Scary Good
During Prague Art Week 22 it will be open from Friday 9. 9. to 15. 9. 11-18h
The exhibition was financially supported by the Deutsch-Tschechisher Zukunftsfonds.
For the third edition of SUMO, Berlínskej Model hosts Scary Good, a curatorial project by the Berlin-based contemporary art gallery Anton Janizewski and the online magazine gallerytalk.net.
There is pain and excitement in creation. As soon as an idea starts manifesting into something that feels too good, one is drawn to distrust the good feeling. More often than not, anticipated greatness reveals itself as trivial rather than extraordinary.
While the truly remarkable in its abstraction is hard to work toward, coolness is attainable as a composition of codes. Executed with nonchalance, a carefully curated and controlled aesthetic protects one’s true desires. Under the shield of recognition pursuing the promising appears to be less frightening albeit dangerous.

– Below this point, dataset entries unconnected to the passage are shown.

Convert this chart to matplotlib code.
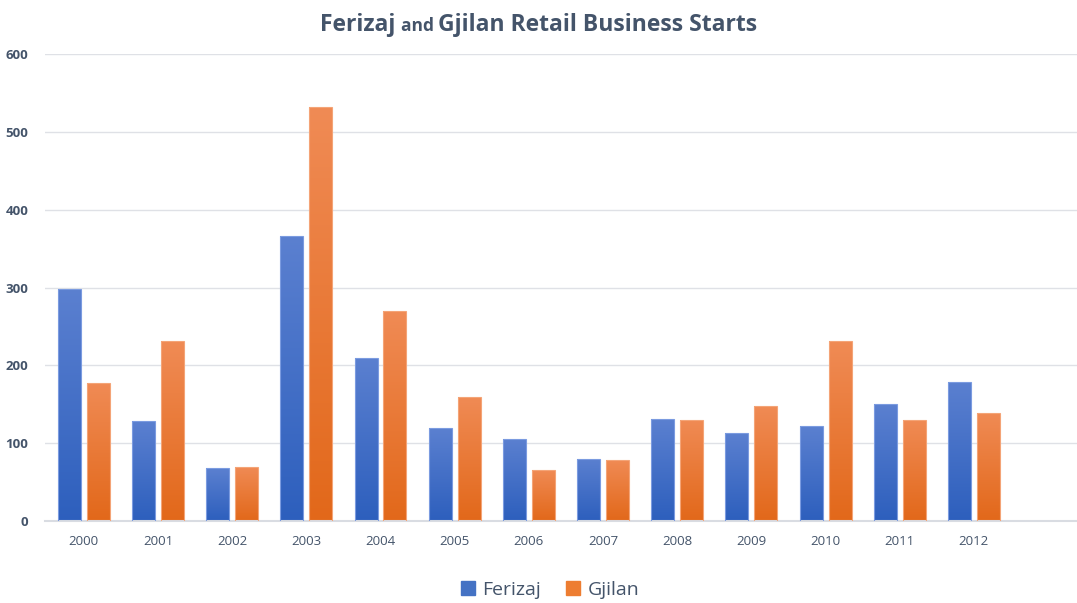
import matplotlib
matplotlib.use("Agg")
import matplotlib.pyplot as plt
import numpy as np
from matplotlib.colors import LinearSegmentedColormap
from matplotlib.patches import Rectangle

# Donnees
annees = ["2000", "2001", "2002", "2003", "2004", "2005", "2006",
          "2007", "2008", "2009", "2010", "2011", "2012"]
ferizaj = [298, 128, 68, 366, 210, 119, 106, 80, 131, 113, 122, 150, 179]
gjilan = [178, 231, 70, 532, 270, 160, 66, 79, 130, 148, 231, 130, 139]

plt.rcParams['font.family'] = ['Open Sans', 'DejaVu Sans']

fig = plt.figure(figsize=(10.77, 6.03), dpi=100)
ax = fig.add_axes([0.042, 0.136, 0.958, 0.774])

x = np.arange(len(annees))
w = 0.31
off = 0.195

grad_bleu = LinearSegmentedColormap.from_list("b", ["#2d5fbd", "#5b80d0"])
grad_orange = LinearSegmentedColormap.from_list("o", ["#e2681a", "#f08b55"])
grad = np.linspace(0, 1, 256).reshape(-1, 1)

def barres(pos, vals, cmap, edge):
    bars = ax.bar(pos, vals, width=w, color="none", edgecolor=edge, linewidth=0.8, zorder=3)
    for b in bars:
        x0, y0 = b.get_x(), b.get_y()
        h = b.get_height()
        im = ax.imshow(grad, cmap=cmap, origin="lower", aspect="auto",
                       extent=[x0, x0 + w, y0, y0 + h], zorder=2)
        clip = Rectangle((x0, y0), w, h, transform=ax.transData)
        im.set_clip_path(clip)
    return bars

b1 = barres(x - off, ferizaj, grad_bleu, "#7b9be0")
b2 = barres(x + off, gjilan, grad_orange, "#f4a477")

ax.set_xlim(-0.52, 13.39)
ax.set_ylim(0, 600)
ax.set_yticks(np.arange(0, 601, 100))
ax.set_xticks(x)
ax.set_xticklabels(annees, fontsize=9.5, color="#44546a")
for t in ax.get_yticklabels():
    t.set_fontweight("bold")
    t.set_fontsize(9.5)
    t.set_color("#44546a")
ax.tick_params(axis="both", length=0)
ax.tick_params(axis="y", pad=12)
ax.tick_params(axis="x", pad=10)
ax.grid(axis="y", color="#dfe1e6", linewidth=1, zorder=0)
ax.set_axisbelow(True)
for s in ["top", "right", "left"]:
    ax.spines[s].set_visible(False)
ax.spines["bottom"].set_color("#d9dce2")
ax.spines["bottom"].set_linewidth(1.5)

# Legende
h1 = Rectangle((0, 0), 1, 1, color="#4472c4")
h2 = Rectangle((0, 0), 1, 1, color="#ed7d31")
fig.legend([h1, h2], ["Ferizaj", "Gjilan"], loc="center", bbox_to_anchor=(0.511, 0.022),
           ncol=2, frameon=False, fontsize=14, handlelength=0.7, handleheight=0.7,
           handletextpad=0.4, columnspacing=1.3, labelcolor="#44546a")

# Titre en morceaux
morceaux = [("Ferizaj ", 16.5), ("and ", 12.5), ("Gjilan Retail Business Starts", 16.5)]
r = fig.canvas.get_renderer()
textes = []
for s, taille in morceaux:
    t = fig.text(0, 0.948, s, fontsize=taille, fontweight="bold", color="#44546a",
                 va="baseline", ha="left")
    textes.append(t)
larg = [t.get_window_extent(r).width for t in textes]
total = sum(larg)
xpix = (fig.bbox.width - total) / 2 + 0
for t, l in zip(textes, larg):
    t.set_x(xpix / fig.bbox.width)
    xpix += l

fig.savefig("out.png", dpi=100)
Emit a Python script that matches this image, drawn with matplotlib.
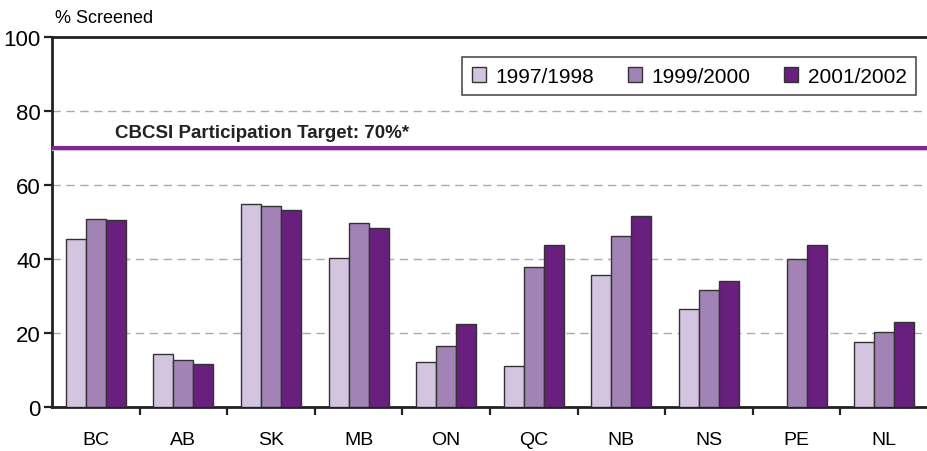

The exhibition is both an homage to and a deconstruction of the contemporary cool, toying with clichés of roughness while ultimately neglecting them. Rebekka Benzenberg (DE), Monika Grabuschnigg (AT), Constantin Hartenstein (DE), Eliška Konečná (CZ) and Mary-Audrey Ramirez (LU) draw from fetish and fitness culture, referencing video game creatures, bended bodies, and deadly fruit. Their art and personas merge into what presents as an inviolable surface under which true dedication, doubt, critique, tenderness, and vision are to be discovered.
Scary Good is a flirt with the beauty of darkness, taking the world’s wickedness as a starting point to tap into a deeper examination of shared hopes and fears. It allows within the wish for contentment a craving for triumph. On the off chance that scary good feeling might just hold true.
Rebekka Benzenberg (DE) is based in Berlin. She works with materials that stand and can be read as encodings for social and societal phenomena. The allure of contraries, whether visible or invisible as well as the “inside”, the “outside” and especially the “in between” is her focus.
Monika Grabuschnigg (AU) is based in Berlin. Her work employs a variety of media while continuously returning to clay. She processes familiar objects into installations and sculptures by engaging with popular culture, philosophy, memory and dream.
Constantin Hartenstein (DE) is based in Berlin. His practice includes epoxy resin sculptures and video installations. He addresses issues concerning masculinity, the queer body, exclusion and belonging, reacting to gendered codes and self-optimization in technology-driven times.
Eliška Konečná (CZ) is based in Prague. She uses alternative materials and techniques such as woodcarving or embroidery to give form to an untouchable abstract reality. Her reliefs display floating bodies somewhere between wakefulness and sleep.
Mary-Audrey Ramirez (LU) is based in Berlin. She crafts sculptures from fabric and embroiders pictures. Worldbuilding is an integral part of her practice, contrasting fantasy and real life, the digital and the analogue world.
Constantin Hartenstein (DE) is based in Berlin. Working with sculpture, installation, performance and video, he explores how the human body is immersed in and altered by artificial environments and technological inventions. Hartenstein addresses issues concerning masculinities, the queer body, exclusion and belonging, reacting to gendered codes and self-optimization in technology-driven times.